The Church has also just launched an excellent series of videos on the Twelve Steps. They’re raw and hard to watch if this is effecting you or someone you love. But they are very good.
Alcoholics Anonymous and Narcotics Anonymous are both established organizations that do a lot of good in the world. They are free, anonymous, and they work.
If you are a family member or loved one of an addict, please consider your own support. Al-Anon is 12-step AA affiliated support and provides tools and support for families and friends. I have personally used this program and can testify to the tremendous good it can do in healing and helping.

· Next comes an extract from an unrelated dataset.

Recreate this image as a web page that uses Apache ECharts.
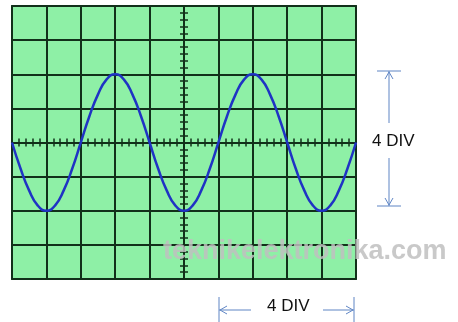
<!DOCTYPE html>
<html>
<head>
<meta charset="utf-8">
<title>oscilloscope</title>
<style>
html,body{margin:0;padding:0;background:#fff;}
#main{width:458px;height:322px;}
</style>
</head>
<body>
<div id="main"></div>
<script src="https://cdn.jsdelivr.net/npm/echarts@6/dist/echarts.min.js"></script>
<script>
// horizontal position in divisions (0 = screen centre), quarter-div steps
var divX = [-5, -4.75, -4.5, -4.25, -4, -3.75, -3.5, -3.25, -3, -2.75, -2.5, -2.25, -2, -1.75, -1.5, -1.25, -1, -0.75, -0.5, -0.25,
	0, 0.25, 0.5, 0.75, 1, 1.25, 1.5, 1.75, 2, 2.25, 2.5, 2.75, 3, 3.25, 3.5, 3.75, 4, 4.25, 4.5, 4.75, 5];
// trace height in divisions
var divY = [0, -0.77, -1.41, -1.85, -2, -1.85, -1.41, -0.77, 0, 0.77, 1.41, 1.85, 2, 1.85, 1.41, 0.77, 0, -0.77, -1.41, -1.85,
	-2, -1.85, -1.41, -0.77, 0, 0.77, 1.41, 1.85, 2, 1.85, 1.41, 0.77, 0, -0.77, -1.41, -1.85, -2, -1.85, -1.41, -0.77, 0];
var xRange = [-5, 5];
var yRange = [-4, 4];
var labelText = '4 DIV';
var watermark = 'teknikelektronika.com';

var gridColor = '#12301a';
var arrowColor = '#5f85c4';

function axis(pos, range, showSplit) {
	return {
		type: 'value',
		position: pos,
		min: range[0],
		max: range[1],
		interval: 1,
		axisLine: {show: true, onZero: true, lineStyle: {color: gridColor, width: 2}},
		axisTick: {show: true, inside: false, length: 4, lineStyle: {color: gridColor, width: 1.5}},
		minorTick: {show: true, splitNumber: 5, length: 4, lineStyle: {color: gridColor, width: 1.5}},
		axisLabel: {show: false},
		splitLine: {show: showSplit, lineStyle: {color: gridColor, width: 2}}
	};
}

var pts = [];
for (var i = 0; i < divX.length; i++) pts.push([divX[i], divY[i]]);

var txtFont = '"Liberation Sans", Arial, sans-serif';

var option = {
	animation: false,
	grid: {
		left: 12, top: 6, width: 344, height: 273,
		show: true,
		backgroundColor: '#8ef0a6',
		borderColor: '#1f3d2a',
		borderWidth: 2
	},
	xAxis: [axis('bottom', xRange, true), axis('top', xRange, false)],
	yAxis: [axis('left', yRange, true), axis('right', yRange, false)],
	series: [{
		type: 'line',
		data: pts,
		smooth: true,
		showSymbol: false,
		lineStyle: {color: '#1f33c4', width: 2.5}
	}],
	graphic: [
		// vertical 4 DIV marker
		{type: 'line', shape: {x1: 377, y1: 71, x2: 401, y2: 71}, style: {stroke: arrowColor, lineWidth: 1}},
		{type: 'line', shape: {x1: 389, y1: 71, x2: 389, y2: 123}, style: {stroke: arrowColor, lineWidth: 1}},
		{type: 'polyline', shape: {points: [[385, 79], [389, 72], [393, 79]]}, style: {stroke: arrowColor, lineWidth: 1, fill: null}},
		{type: 'line', shape: {x1: 389, y1: 158, x2: 389, y2: 206}, style: {stroke: arrowColor, lineWidth: 1}},
		{type: 'polyline', shape: {points: [[385, 198], [389, 205], [393, 198]]}, style: {stroke: arrowColor, lineWidth: 1, fill: null}},
		{type: 'line', shape: {x1: 377, y1: 206, x2: 401, y2: 206}, style: {stroke: arrowColor, lineWidth: 1}},
		{type: 'text', left: 372, top: 133, style: {text: labelText, fill: '#111', font: '17px ' + txtFont}},
		// horizontal 4 DIV marker
		{type: 'line', shape: {x1: 219, y1: 297, x2: 219, y2: 322}, style: {stroke: arrowColor, lineWidth: 1}},
		{type: 'line', shape: {x1: 219, y1: 310, x2: 251, y2: 310}, style: {stroke: arrowColor, lineWidth: 1}},
		{type: 'polyline', shape: {points: [[227, 306], [220, 310], [227, 314]]}, style: {stroke: arrowColor, lineWidth: 1, fill: null}},
		{type: 'line', shape: {x1: 323, y1: 310, x2: 354, y2: 310}, style: {stroke: arrowColor, lineWidth: 1}},
		{type: 'polyline', shape: {points: [[346, 306], [353, 310], [346, 314]]}, style: {stroke: arrowColor, lineWidth: 1, fill: null}},
		{type: 'line', shape: {x1: 354, y1: 297, x2: 354, y2: 322}, style: {stroke: arrowColor, lineWidth: 1}},
		{type: 'text', left: 267, top: 298, style: {text: labelText, fill: '#111', font: '17px ' + txtFont}},
		// watermark
		{type: 'text', left: 163, top: 238, z: 100, style: {text: watermark, fill: 'rgba(192,192,192,0.85)', font: 'bold 27px ' + txtFont}}
	]
};

var myChart = echarts.init(document.getElementById('main'));
myChart.setOption(option);
</script>
</body>
</html>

Tracy, this is haunting and beautiful, and another part of their father’s story. I pray that you and your family have found some degree of peace in your new normal. Love you friend.
Side note…we love Cache Valley. My John is from there too and where we were married, where we became us 😊
Thank you for your beautiful words. My heart and prayers are with you and your children. I know all too well the pains of addiction, as I lost both of my parents to it a year and a half apart when I was a child at the ages of 9 and 11. My mother, an alcoholic, died at the young age of 38 to this crippling disease, and my father, a heroin addict, was only 46. I had seen my father, too, in and out of rehabs, and at the end when it was just he and I, we lived in a half-way house together, at the kindness of the program directors who knew I truly had nowhere else to go. In the short time I had with my parents, among many other evils of addiction, I too witnessed resuscitations and seizures and overdoses, that no child should ever have to see.
I have never understood much of why I have had to live this life, but I have come to better understand why my parents had to leave. I have deconstructed and then reconstructed what I know of their individual lives, and I see how they fell prey to this disease from the pain and hurt they both knew, but didn’t know how to heal from. I don’t know that I have any particular words of wisdom about addiction or recovery, let alone how I got through childhood with addicted parents and then their subsequent demise, but I do know that God lives. I know that He holds precious, innocent children close to His heart, and I know that God understands that we are all created differently, with different struggles and burdens to bear. He knows all too well, how painful this fallen world is. He knows that we all fall down, He cradles us when we do, and He weeps with and comforts all of His children, even in our darkest hours.
God bless you and your sweet family, Tracy. I know I am but a stranger, but I am one of too many who has also been deeply wounded by the agony of addiction.
Such beautiful words to accompany a horrific and agonizing event. Thank you for sharing them both. I’m glad you included a link to the Church’s 12-step program—it’s an amazing resource that can bring hope and help to all involved.